→ The request:
Print exactly the lines from the first one down to the line containing "samples along each fracture", both ends included, with no pictures and nothing else.

__________

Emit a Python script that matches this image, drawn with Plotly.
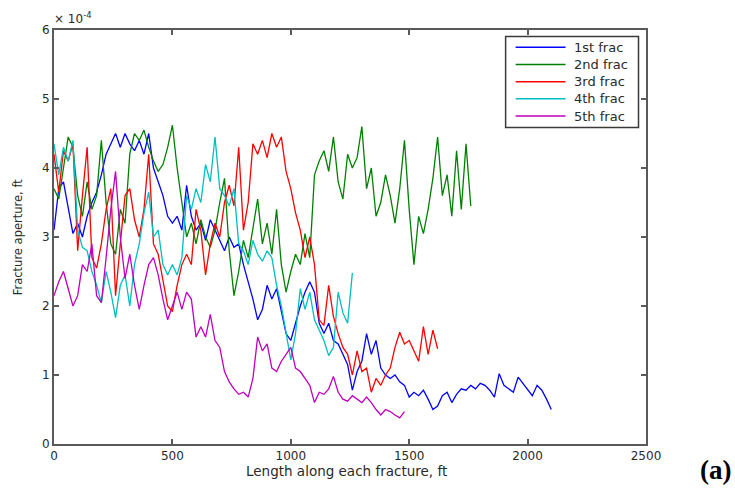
import plotly.graph_objects as go

STEP = 20  # ft between samples along each fracture

names = ["1st frac", "2nd frac", "3rd frac", "4th frac", "5th frac"]
colors = ["#0000ff", "#008000", "#ff0000", "#00bfbf", "#bf00bf"]

# aperture values in units of 1e-4 ft, sampled every STEP ft from 0
frac1 = [3.1, 3.7, 3.8, 3.4, 3.05, 3.2, 3.0, 3.3, 3.5, 3.65,
         3.9, 4.2, 4.35, 4.5, 4.3, 4.5, 4.35, 4.25, 4.4, 4.2,
         4.5, 4.0, 3.8, 3.6, 3.3, 3.2, 3.3, 3.1, 3.75, 3.3,
         3.1, 3.2, 2.95, 3.25, 3.1, 2.95, 2.8, 3.0, 2.85, 2.9,
         2.6, 2.35, 2.1, 1.8, 1.95, 2.3, 2.1, 2.25, 1.9, 1.6,
         1.5, 1.75, 2.0, 2.2, 2.35, 2.2, 1.75, 1.6, 1.75, 1.5,
         1.45, 1.3, 1.15, 0.78, 1.05, 1.2, 1.6, 1.3, 1.5, 1.1,
         1.0, 0.95, 1.0, 0.9, 0.85, 0.68, 0.75, 0.7, 0.78, 0.65,
         0.5, 0.55, 0.7, 0.75, 0.6, 0.72, 0.8, 0.78, 0.85, 0.8,
         0.88, 0.85, 0.78, 0.68, 1.02, 0.85, 0.8, 0.75, 0.97, 0.88,
         0.8, 0.7, 0.85, 0.78, 0.65, 0.5]

frac2 = [3.7, 3.55, 4.0, 4.45, 4.3, 3.6, 3.3, 3.8, 3.4, 3.6,
         4.4, 3.5, 2.9, 2.75, 3.4, 3.2, 4.2, 4.5, 4.4, 4.55,
         4.3, 4.1, 3.95, 4.05, 4.3, 4.62, 4.0, 3.5, 3.0, 3.2,
         2.9, 3.25, 3.0, 2.85, 3.1, 3.5, 3.85, 2.8, 2.15, 2.5,
         2.95, 2.7, 3.1, 3.55, 2.9, 3.2, 2.75, 3.4, 2.6, 2.2,
         2.5, 2.75, 2.6, 3.05, 2.7, 3.9, 4.1, 4.25, 3.95, 4.45,
         3.8, 3.55, 4.2, 4.0, 4.15, 4.6, 3.7, 4.0, 3.3, 3.5,
         3.9, 3.6, 3.2, 3.7, 4.4, 3.4, 2.6, 3.3, 3.05, 3.4,
         3.85, 4.45, 3.6, 3.9, 3.3, 4.25, 3.4, 4.35, 3.45]

frac3 = [4.2, 3.65, 4.25, 4.1, 4.35, 2.8, 3.6, 4.3, 2.7, 2.55,
         2.9, 3.4, 3.7, 2.15, 2.9, 3.6, 3.7, 3.25, 3.0, 3.4,
         4.2, 2.9, 2.75, 2.4, 2.0, 1.92, 2.3, 2.6, 2.75, 2.6,
         3.4, 3.1, 2.45, 2.9, 3.2, 3.0, 3.5, 3.75, 3.45, 4.3,
         3.1, 3.5, 4.35, 4.2, 4.4, 4.15, 4.5, 4.3, 4.45, 3.95,
         3.7, 3.35, 3.1, 2.7, 3.0, 2.6, 1.8, 1.72, 2.3, 1.85,
         1.6, 1.4, 1.3, 1.0, 1.35, 1.05, 1.1, 0.75, 0.95, 0.85,
         1.0, 1.1, 1.4, 1.62, 1.45, 1.5, 1.35, 1.2, 1.7, 1.3,
         1.65, 1.38]

frac4 = [4.35, 3.9, 4.3, 4.1, 4.4, 3.1, 2.85, 2.8, 2.5, 2.3,
         2.05, 2.5, 2.2, 1.83, 2.3, 2.45, 2.0, 2.6, 2.9, 3.35,
         3.65, 3.0, 3.1, 2.6, 2.45, 2.6, 2.45, 2.7, 3.6, 3.4,
         3.7, 3.5, 4.05, 3.8, 4.45, 3.7, 3.6, 3.45, 3.7, 2.9,
         2.8, 2.6, 2.95, 2.75, 2.65, 2.8, 2.7, 2.3, 2.0, 1.6,
         1.22, 1.6, 2.25, 1.95, 2.2, 1.8, 1.65, 1.5, 1.28, 1.4,
         2.2, 1.9, 1.75, 2.48]

frac5 = [2.15, 2.35, 2.5, 2.25, 2.0, 2.15, 2.6, 2.5, 2.9, 2.15,
         2.05, 2.7, 3.4, 3.95, 3.0, 2.4, 2.75, 2.3, 1.95, 2.3,
         2.6, 2.7, 2.45, 2.1, 1.8, 2.0, 2.2, 1.95, 2.2, 2.1,
         1.55, 1.7, 1.55, 1.88, 1.5, 1.4, 1.05, 0.9, 0.8, 0.72,
         0.75, 0.68, 0.95, 1.55, 1.35, 1.45, 1.1, 1.05, 1.2, 1.3,
         1.4, 1.1, 1.05, 0.95, 0.85, 0.6, 0.75, 0.72, 0.8, 0.98,
         0.75, 0.65, 0.62, 0.7, 0.65, 0.6, 0.68, 0.6, 0.5, 0.42,
         0.5, 0.47, 0.42, 0.38, 0.47]

series = [frac1, frac2, frac3, frac4, frac5]

x_ticks = [0, 500, 1000, 1500, 2000, 2500]
y_ticks = [0, 1, 2, 3, 4, 5, 6]

FONT = "DejaVu Sans, Verdana, sans-serif"
TXT = "#2a2a2a"
AX = "#5a5a5a"

W, H = 735, 492
L, R, T, B = 54, 88.5, 29.5, 48
PW, PH = W - L - R, H - T - B


def px(xp):
    return (xp - L) / PW


def py(yp):
    return (H - B - yp) / PH


fig = go.Figure()
for name, col, ys in zip(names, colors, series):
    xs = [i * STEP for i in range(len(ys))]
    fig.add_trace(go.Scatter(x=xs, y=ys, mode="lines", name=name,
                             line=dict(color=col, width=1.3),
                             showlegend=False))

axis_common = dict(showgrid=False, zeroline=False, showline=True,
                   linecolor=AX, linewidth=2, mirror="ticks",
                   ticks="inside", ticklen=5, tickcolor=AX, tickwidth=1.5,
                   tickfont=dict(family=FONT, size=12, color=TXT),
                   automargin=False)

fig.update_xaxes(range=[0, 2500], tickvals=x_ticks, **axis_common)
fig.update_yaxes(range=[0, 6], tickvals=y_ticks, **axis_common)

# axis titles
fig.add_annotation(text="Length along each fracture, ft", xref="paper", yref="paper",
                   x=px(347), y=py(471.5), xanchor="center", yanchor="middle",
                   showarrow=False, font=dict(family=FONT, size=13.5, color=TXT))
fig.add_annotation(text="Fracture aperture, ft", xref="paper", yref="paper",
                   x=px(18), y=py(237), xanchor="center", yanchor="middle",
                   textangle=-90, showarrow=False,
                   font=dict(family=FONT, size=11.5, color=TXT))
fig.add_annotation(text="× 10<sup>-4</sup>", xref="paper", yref="paper",
                   x=px(52), y=py(27), xanchor="left", yanchor="bottom",
                   showarrow=False, font=dict(family=FONT, size=12, color=TXT))
fig.add_annotation(text="<b>(a)</b>", xref="paper", yref="paper",
                   x=px(734), y=py(470), xanchor="right", yanchor="middle",
                   showarrow=False,
                   font=dict(family="Liberation Serif, Times New Roman, serif",
                             size=27, color="#000000"))

# legend box (matlab style)
fig.add_shape(type="rect", xref="paper", yref="paper",
              x0=px(506), x1=px(639), y0=py(127), y1=py(36),
              line=dict(color="#3a3a3a", width=1.5), fillcolor="white", layer="above")
for i, (name, col) in enumerate(zip(names, colors)):
    yy = 46.7 + 17.25 * i
    fig.add_shape(type="line", xref="paper", yref="paper",
                  x0=px(516), x1=px(566), y0=py(yy), y1=py(yy),
                  line=dict(color=col, width=1.5), layer="above")
    fig.add_annotation(text=name, xref="paper", yref="paper",
                       x=px(572), y=py(yy), xanchor="left", yanchor="middle",
                       showarrow=False, font=dict(family=FONT, size=13, color=TXT))

fig.update_layout(
    width=W, height=H,
    margin=dict(l=L, r=R, t=T, b=B, autoexpand=False),
    plot_bgcolor="white", paper_bgcolor="white",
    showlegend=False,
)

fig.write_html("out.html",
               config={"displayModeBar": False},
               post_script="document.body.style.margin='0px';"
                           "document.body.style.overflow='hidden';")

__________

→ Answer to the task:
Emit a Python script that matches this image, drawn with Plotly.
import plotly.graph_objects as go

STEP = 20  # ft between samples along each fracture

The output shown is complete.